AJ Pestelo of Breckenridge Colorado, Patrick Zochol of Alliance, Kaetlee Feddersen of Climbing Hill, Iowa, Rien Franzen of Gurley, Ryleigh Rainey of Mud Lake, Idaho, Garth Packard of Ogallala, and NCTA assistant professor Jeremy Sievers were just the latest NCTA delegation to attend the conference.
“It’s a good opportunity for our students to see and learn about the wide range of Cooperatives that are out there and opportunities to work in them,” says Sievers.
“It allows them to see that it’s just not the Coop down the street or the electrical Co-op they belong to, but places like REI and grocery stores can be run in the cooperative structure as well.”

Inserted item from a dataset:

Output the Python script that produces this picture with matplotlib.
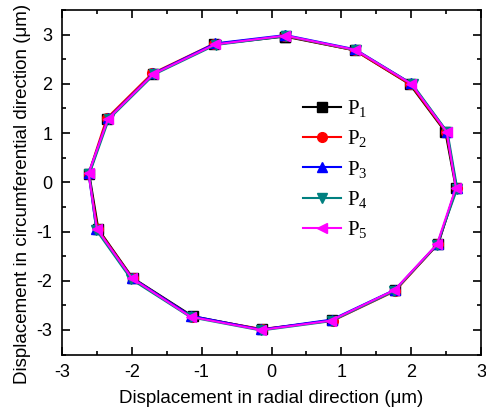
import matplotlib
matplotlib.use('Agg')
import matplotlib.pyplot as plt
from matplotlib.ticker import MultipleLocator

plt.rcParams['font.family'] = ['Liberation Sans', 'DejaVu Sans']
plt.rcParams['axes.unicode_minus'] = False
plt.rcParams['mathtext.fontset'] = 'custom'
plt.rcParams['mathtext.rm'] = 'Liberation Serif'
plt.rcParams['mathtext.it'] = 'Liberation Serif'

# measured displacement orbit, 16 points (closed back to the first)
x_p1 = [0.19, 1.19, 1.98, 2.49, 2.64, 2.39, 1.77, 0.87, -0.14, -1.13, -1.99, -2.48, -2.61, -2.35, -1.70, -0.82, 0.19]
y_p1 = [2.96, 2.68, 1.99, 1.02, -0.12, -1.25, -2.19, -2.80, -2.99, -2.72, -1.94, -0.95, 0.17, 1.29, 2.20, 2.80, 2.96]
x_p2 = [0.19, 1.19, 1.99, 2.50, 2.65, 2.38, 1.77, 0.88, -0.14, -1.14, -1.99, -2.49, -2.62, -2.36, -1.71, -0.83, 0.19]
y_p2 = [2.97, 2.68, 1.99, 1.02, -0.12, -1.26, -2.21, -2.81, -2.98, -2.73, -1.95, -0.95, 0.17, 1.30, 2.21, 2.81, 2.97]
x_p3 = [0.20, 1.20, 2.00, 2.51, 2.65, 2.38, 1.77, 0.86, -0.15, -1.16, -2.00, -2.51, -2.62, -2.34, -1.69, -0.81, 0.20]
y_p3 = [2.99, 2.70, 2.01, 1.03, -0.11, -1.25, -2.18, -2.79, -2.99, -2.71, -1.94, -0.94, 0.18, 1.30, 2.21, 2.82, 2.99]
x_p4 = [0.21, 1.21, 2.02, 2.52, 2.66, 2.37, 1.76, 0.86, -0.15, -1.16, -2.01, -2.51, -2.61, -2.33, -1.68, -0.80, 0.21]
y_p4 = [2.97, 2.68, 1.99, 1.02, -0.13, -1.27, -2.21, -2.82, -3.01, -2.74, -1.97, -0.97, 0.16, 1.28, 2.19, 2.79, 2.97]
x_p5 = [0.20, 1.20, 2.00, 2.51, 2.64, 2.37, 1.76, 0.85, -0.15, -1.16, -2.00, -2.50, -2.62, -2.34, -1.69, -0.81, 0.20]
y_p5 = [2.98, 2.69, 2.00, 1.02, -0.11, -1.26, -2.19, -2.81, -3.00, -2.73, -1.95, -0.95, 0.18, 1.29, 2.20, 2.80, 2.98]

series = [
    ('P$_1$', x_p1, y_p1, 'black', 's'),
    ('P$_2$', x_p2, y_p2, 'red', 'o'),
    ('P$_3$', x_p3, y_p3, 'blue', '^'),
    ('P$_4$', x_p4, y_p4, '#008080', 'v'),
    ('P$_5$', x_p5, y_p5, 'magenta', '<'),
]

fig = plt.figure(figsize=(4.86, 4.09), dpi=100)
ax = fig.add_axes([0.1276, 0.133, 0.8621, 0.8426])

for label, xs, ys, c, m in series:
    ax.plot(xs, ys, color=c, marker=m, markersize=7, linewidth=1.5, label=label)

ax.set_xlim(-3, 3)
ax.set_ylim(-3.5, 3.5)
ax.xaxis.set_major_locator(MultipleLocator(1))
ax.xaxis.set_minor_locator(MultipleLocator(0.5))
ax.yaxis.set_major_locator(MultipleLocator(1))
ax.yaxis.set_minor_locator(MultipleLocator(0.5))
ax.tick_params(which='both', direction='in', top=True, right=True, labelsize=13, width=1.2)
ax.tick_params(which='major', length=6, pad=7)
ax.tick_params(which='minor', length=3)
for s in ax.spines.values():
    s.set_linewidth(1.2)

ax.set_xlabel('Displacement in radial direction (\u03bcm)', fontsize=13.5, labelpad=6)
ax.set_ylabel('Displacement in circumferential direction (\u03bcm)', fontsize=13.5)
ax.yaxis.set_label_coords(-0.075, 0.467)

ax.legend(loc='upper left', bbox_to_anchor=(0.55, 0.775), frameon=False,
          prop={'family': 'Liberation Serif', 'size': 15},
          handlelength=1.85, handletextpad=0.25, labelspacing=0.45,
          borderpad=0)

fig.savefig('out.png', dpi=100)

The 150 conferees representing 25 states and Puerto Rico participated in tours at CHS headquarters, the REI Sports Sales Coop, housing and food coops, and the Mill City Flour Museum.
They also heard speakers from cooperatively-owned grocery stores, ag coops, rural electric coops, credit unions, and new coops.
Northeast Community College at Norfolk and Southeast Community College at Beatrice also had delegations at the conference, and all received money for the trip from the Nebraska Farmers Union, which received grant support from the foundations of Cenex and the National Farmers Union.
Jeremiah Picard of Nebraska Farmers Union says the group was pleased to partner with these Nebraska colleges to help send Nebraska kids to this Conference.
“The College Cooperative Conference helps make more students aware career options and tools that can be used to create the economic opportunities needed to help our rural youth stay in their communities,” he says.